_REQUIRED WORK_
Retype every line from the start of the data down to and including the line with "50, 55, 60]". Skip the pictures.

--- Start of DATA TO PROCESS ---

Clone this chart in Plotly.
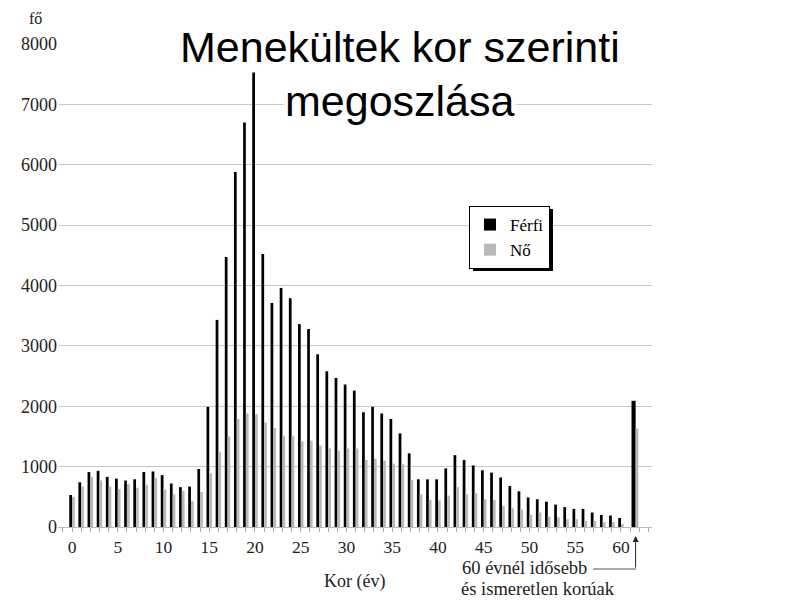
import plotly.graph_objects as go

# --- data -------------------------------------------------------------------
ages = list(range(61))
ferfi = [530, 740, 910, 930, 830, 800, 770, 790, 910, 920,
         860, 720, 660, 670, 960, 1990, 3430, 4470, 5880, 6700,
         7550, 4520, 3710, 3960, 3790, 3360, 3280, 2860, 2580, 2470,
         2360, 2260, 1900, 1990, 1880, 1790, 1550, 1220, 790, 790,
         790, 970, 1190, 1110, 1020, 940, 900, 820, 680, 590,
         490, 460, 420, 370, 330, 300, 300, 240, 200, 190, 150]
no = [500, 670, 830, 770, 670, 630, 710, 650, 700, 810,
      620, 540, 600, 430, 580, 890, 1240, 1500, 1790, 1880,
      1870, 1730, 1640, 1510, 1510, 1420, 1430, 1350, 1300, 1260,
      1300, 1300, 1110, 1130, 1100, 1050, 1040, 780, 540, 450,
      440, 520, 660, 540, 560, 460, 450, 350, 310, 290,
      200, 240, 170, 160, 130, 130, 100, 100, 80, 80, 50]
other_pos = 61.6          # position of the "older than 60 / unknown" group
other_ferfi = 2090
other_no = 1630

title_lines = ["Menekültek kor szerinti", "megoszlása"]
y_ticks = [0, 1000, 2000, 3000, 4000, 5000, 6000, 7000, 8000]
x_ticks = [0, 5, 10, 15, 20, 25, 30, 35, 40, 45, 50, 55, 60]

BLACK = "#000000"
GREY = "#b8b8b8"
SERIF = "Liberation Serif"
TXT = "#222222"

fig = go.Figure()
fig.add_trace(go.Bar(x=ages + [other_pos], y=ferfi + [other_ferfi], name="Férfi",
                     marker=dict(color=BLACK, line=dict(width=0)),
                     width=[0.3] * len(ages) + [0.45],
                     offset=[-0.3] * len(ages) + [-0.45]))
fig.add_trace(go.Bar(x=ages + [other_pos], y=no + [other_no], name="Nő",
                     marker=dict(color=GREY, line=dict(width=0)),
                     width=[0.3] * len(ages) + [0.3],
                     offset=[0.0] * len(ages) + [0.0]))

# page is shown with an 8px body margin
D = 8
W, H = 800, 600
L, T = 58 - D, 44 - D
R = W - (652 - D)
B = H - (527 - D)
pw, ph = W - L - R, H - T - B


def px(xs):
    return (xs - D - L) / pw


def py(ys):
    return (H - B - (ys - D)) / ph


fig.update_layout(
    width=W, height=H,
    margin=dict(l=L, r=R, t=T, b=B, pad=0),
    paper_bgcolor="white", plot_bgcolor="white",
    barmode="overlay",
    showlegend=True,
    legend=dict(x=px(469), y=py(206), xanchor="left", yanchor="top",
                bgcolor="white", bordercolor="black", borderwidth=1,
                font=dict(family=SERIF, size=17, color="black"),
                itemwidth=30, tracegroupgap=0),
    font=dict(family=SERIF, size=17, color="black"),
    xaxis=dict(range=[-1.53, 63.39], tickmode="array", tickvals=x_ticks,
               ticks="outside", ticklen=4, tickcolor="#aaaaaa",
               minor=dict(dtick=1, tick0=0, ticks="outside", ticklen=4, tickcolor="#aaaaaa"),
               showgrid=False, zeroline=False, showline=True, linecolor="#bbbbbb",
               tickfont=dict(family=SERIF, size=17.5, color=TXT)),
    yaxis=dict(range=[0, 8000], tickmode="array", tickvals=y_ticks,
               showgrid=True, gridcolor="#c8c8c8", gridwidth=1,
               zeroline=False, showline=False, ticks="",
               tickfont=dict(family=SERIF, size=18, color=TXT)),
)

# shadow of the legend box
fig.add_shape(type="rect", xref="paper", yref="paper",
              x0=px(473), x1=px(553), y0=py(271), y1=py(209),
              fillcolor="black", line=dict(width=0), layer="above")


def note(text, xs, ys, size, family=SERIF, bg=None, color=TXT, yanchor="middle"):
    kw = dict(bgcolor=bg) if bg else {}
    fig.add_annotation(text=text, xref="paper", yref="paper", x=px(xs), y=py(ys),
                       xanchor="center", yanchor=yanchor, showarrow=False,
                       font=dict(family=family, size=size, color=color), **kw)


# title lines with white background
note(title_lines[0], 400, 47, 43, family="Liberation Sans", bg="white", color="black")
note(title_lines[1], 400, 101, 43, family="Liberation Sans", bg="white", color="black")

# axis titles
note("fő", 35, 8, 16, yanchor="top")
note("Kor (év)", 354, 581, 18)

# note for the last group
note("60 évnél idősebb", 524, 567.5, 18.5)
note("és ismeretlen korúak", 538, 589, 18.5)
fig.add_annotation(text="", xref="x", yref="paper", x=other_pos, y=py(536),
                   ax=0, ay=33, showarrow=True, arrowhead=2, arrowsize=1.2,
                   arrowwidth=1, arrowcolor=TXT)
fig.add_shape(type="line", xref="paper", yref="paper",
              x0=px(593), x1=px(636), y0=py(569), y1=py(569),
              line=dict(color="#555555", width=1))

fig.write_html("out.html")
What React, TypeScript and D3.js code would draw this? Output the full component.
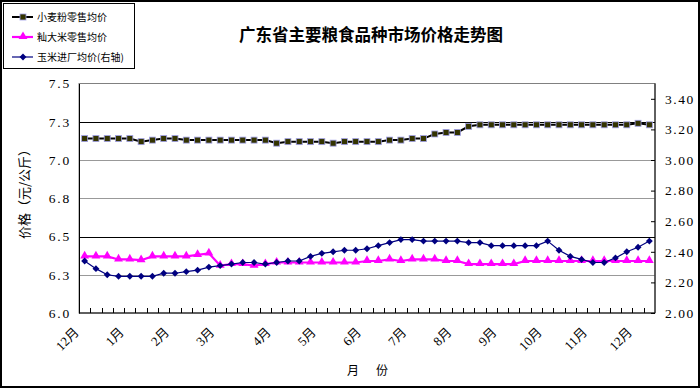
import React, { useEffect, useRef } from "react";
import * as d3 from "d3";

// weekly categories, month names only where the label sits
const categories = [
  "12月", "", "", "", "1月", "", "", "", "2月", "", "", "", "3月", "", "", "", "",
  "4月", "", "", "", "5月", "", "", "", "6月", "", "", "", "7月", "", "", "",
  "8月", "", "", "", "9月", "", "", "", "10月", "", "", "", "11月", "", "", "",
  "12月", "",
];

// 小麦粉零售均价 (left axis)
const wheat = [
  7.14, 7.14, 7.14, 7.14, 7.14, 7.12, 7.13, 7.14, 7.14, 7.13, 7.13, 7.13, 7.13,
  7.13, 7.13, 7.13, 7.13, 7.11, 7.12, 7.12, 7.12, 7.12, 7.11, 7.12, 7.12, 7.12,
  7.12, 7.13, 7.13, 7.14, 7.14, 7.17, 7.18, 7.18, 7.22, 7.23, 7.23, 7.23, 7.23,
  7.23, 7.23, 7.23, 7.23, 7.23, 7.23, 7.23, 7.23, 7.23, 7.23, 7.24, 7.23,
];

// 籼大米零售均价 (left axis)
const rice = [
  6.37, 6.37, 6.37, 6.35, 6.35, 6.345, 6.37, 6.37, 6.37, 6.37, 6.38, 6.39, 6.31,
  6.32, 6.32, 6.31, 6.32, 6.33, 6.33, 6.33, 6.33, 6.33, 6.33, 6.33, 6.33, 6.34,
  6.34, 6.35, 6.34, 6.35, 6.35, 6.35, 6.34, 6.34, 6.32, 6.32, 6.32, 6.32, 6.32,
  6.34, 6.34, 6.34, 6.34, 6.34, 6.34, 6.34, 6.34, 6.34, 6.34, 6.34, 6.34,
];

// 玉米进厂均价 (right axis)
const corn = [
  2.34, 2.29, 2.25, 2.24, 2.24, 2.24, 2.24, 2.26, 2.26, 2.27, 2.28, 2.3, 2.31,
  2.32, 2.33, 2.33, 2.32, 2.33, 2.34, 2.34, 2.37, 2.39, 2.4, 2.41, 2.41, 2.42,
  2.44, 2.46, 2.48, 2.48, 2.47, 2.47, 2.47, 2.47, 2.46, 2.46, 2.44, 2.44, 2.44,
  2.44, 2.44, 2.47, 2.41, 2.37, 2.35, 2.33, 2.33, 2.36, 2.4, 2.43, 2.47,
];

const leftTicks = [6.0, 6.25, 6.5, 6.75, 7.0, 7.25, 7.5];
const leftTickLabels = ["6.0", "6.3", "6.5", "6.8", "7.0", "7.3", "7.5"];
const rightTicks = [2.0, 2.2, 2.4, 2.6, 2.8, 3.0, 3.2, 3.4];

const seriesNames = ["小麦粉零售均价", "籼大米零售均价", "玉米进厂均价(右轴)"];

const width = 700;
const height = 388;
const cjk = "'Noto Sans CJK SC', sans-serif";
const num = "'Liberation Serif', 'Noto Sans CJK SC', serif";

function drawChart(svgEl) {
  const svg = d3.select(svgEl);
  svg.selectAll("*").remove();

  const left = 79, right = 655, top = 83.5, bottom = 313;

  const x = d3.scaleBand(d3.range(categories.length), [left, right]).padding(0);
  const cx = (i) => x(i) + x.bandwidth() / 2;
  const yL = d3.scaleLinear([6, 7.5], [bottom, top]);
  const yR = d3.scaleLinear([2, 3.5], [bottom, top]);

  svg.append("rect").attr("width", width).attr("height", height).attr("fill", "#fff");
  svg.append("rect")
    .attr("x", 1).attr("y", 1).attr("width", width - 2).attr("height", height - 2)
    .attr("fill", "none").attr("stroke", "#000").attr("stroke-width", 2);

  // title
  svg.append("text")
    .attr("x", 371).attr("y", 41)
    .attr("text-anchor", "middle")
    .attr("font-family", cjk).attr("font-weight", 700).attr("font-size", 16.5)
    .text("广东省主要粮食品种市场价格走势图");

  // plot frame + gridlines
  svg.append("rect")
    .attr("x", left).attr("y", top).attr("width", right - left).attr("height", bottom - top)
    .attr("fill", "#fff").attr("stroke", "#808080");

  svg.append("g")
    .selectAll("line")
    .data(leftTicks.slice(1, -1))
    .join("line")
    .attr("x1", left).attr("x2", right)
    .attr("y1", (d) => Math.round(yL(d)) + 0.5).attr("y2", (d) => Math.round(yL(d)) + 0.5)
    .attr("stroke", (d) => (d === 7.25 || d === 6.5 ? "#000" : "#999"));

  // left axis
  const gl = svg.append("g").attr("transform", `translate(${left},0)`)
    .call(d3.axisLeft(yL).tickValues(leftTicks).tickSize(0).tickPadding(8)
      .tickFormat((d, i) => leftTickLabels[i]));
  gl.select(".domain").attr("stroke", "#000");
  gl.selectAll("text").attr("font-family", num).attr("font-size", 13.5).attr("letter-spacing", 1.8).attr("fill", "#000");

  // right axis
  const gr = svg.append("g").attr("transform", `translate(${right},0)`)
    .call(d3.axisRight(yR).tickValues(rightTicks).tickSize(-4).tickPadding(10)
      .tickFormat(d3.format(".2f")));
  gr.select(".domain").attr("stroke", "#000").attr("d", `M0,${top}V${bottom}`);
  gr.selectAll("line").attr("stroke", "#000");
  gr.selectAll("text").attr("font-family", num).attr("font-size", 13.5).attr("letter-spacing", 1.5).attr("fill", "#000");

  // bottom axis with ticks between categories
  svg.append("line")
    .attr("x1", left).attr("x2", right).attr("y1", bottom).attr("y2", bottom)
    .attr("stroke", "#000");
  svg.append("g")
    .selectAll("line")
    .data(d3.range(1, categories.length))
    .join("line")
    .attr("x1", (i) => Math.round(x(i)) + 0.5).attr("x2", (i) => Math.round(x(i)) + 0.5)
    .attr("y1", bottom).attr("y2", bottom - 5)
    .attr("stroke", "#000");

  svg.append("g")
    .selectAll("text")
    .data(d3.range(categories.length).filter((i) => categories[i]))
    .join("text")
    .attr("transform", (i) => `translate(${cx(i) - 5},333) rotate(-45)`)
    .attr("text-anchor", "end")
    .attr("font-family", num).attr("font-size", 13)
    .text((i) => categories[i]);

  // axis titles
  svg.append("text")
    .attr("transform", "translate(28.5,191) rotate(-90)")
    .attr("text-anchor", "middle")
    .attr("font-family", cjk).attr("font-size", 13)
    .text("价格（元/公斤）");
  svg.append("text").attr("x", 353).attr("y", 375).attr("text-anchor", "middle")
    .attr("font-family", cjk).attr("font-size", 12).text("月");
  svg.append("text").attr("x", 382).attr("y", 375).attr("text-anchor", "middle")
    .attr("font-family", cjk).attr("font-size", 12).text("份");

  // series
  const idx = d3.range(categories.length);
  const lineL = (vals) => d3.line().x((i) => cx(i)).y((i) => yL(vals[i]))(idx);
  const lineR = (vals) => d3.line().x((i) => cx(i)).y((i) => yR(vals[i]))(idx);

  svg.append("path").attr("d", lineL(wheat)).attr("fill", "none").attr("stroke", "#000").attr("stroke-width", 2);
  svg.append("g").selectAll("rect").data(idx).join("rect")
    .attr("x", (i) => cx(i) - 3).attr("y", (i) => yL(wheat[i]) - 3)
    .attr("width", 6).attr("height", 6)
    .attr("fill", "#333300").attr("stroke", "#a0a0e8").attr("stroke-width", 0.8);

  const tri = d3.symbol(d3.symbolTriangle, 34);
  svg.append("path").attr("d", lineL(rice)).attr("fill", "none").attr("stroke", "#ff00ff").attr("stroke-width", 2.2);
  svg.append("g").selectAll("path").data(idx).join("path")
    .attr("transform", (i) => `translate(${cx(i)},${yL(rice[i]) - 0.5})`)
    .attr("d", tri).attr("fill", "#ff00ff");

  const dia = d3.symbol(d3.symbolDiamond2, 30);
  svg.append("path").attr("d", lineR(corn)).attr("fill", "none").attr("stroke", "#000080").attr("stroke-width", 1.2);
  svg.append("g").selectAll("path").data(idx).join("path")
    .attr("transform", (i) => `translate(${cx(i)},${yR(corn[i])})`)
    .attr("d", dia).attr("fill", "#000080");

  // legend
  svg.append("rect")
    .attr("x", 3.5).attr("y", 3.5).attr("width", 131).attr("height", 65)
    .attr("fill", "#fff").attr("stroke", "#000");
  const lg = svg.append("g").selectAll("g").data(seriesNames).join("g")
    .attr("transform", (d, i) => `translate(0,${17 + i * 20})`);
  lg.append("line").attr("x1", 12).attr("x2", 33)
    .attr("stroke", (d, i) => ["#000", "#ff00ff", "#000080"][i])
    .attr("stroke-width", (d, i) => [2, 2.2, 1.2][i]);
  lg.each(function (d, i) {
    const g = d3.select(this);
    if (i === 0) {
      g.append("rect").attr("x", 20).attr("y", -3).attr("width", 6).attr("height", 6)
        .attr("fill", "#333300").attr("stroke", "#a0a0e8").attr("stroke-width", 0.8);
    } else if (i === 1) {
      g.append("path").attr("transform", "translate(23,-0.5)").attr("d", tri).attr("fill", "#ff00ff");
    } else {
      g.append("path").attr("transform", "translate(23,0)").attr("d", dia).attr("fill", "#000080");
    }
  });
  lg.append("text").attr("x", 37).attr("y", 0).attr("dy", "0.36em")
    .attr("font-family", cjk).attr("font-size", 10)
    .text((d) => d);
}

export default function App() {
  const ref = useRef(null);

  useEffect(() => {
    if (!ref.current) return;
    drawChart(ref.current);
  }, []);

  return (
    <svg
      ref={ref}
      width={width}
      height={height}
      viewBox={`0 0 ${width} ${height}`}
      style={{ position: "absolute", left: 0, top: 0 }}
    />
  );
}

--- End of DATA TO PROCESS ---

_FULL SOLUTION_
Clone this chart in Plotly.
import plotly.graph_objects as go

# --- data -------------------------------------------------------------------
ages = list(range(61))
ferfi = [530, 740, 910, 930, 830, 800, 770, 790, 910, 920,
         860, 720, 660, 670, 960, 1990, 3430, 4470, 5880, 6700,
         7550, 4520, 3710, 3960, 3790, 3360, 3280, 2860, 2580, 2470,
         2360, 2260, 1900, 1990, 1880, 1790, 1550, 1220, 790, 790,
         790, 970, 1190, 1110, 1020, 940, 900, 820, 680, 590,
         490, 460, 420, 370, 330, 300, 300, 240, 200, 190, 150]
no = [500, 670, 830, 770, 670, 630, 710, 650, 700, 810,
      620, 540, 600, 430, 580, 890, 1240, 1500, 1790, 1880,
      1870, 1730, 1640, 1510, 1510, 1420, 1430, 1350, 1300, 1260,
      1300, 1300, 1110, 1130, 1100, 1050, 1040, 780, 540, 450,
      440, 520, 660, 540, 560, 460, 450, 350, 310, 290,
      200, 240, 170, 160, 130, 130, 100, 100, 80, 80, 50]
other_pos = 61.6          # position of the "older than 60 / unknown" group
other_ferfi = 2090
other_no = 1630

title_lines = ["Menekültek kor szerinti", "megoszlása"]
y_ticks = [0, 1000, 2000, 3000, 4000, 5000, 6000, 7000, 8000]
x_ticks = [0, 5, 10, 15, 20, 25, 30, 35, 40, 45, 50, 55, 60]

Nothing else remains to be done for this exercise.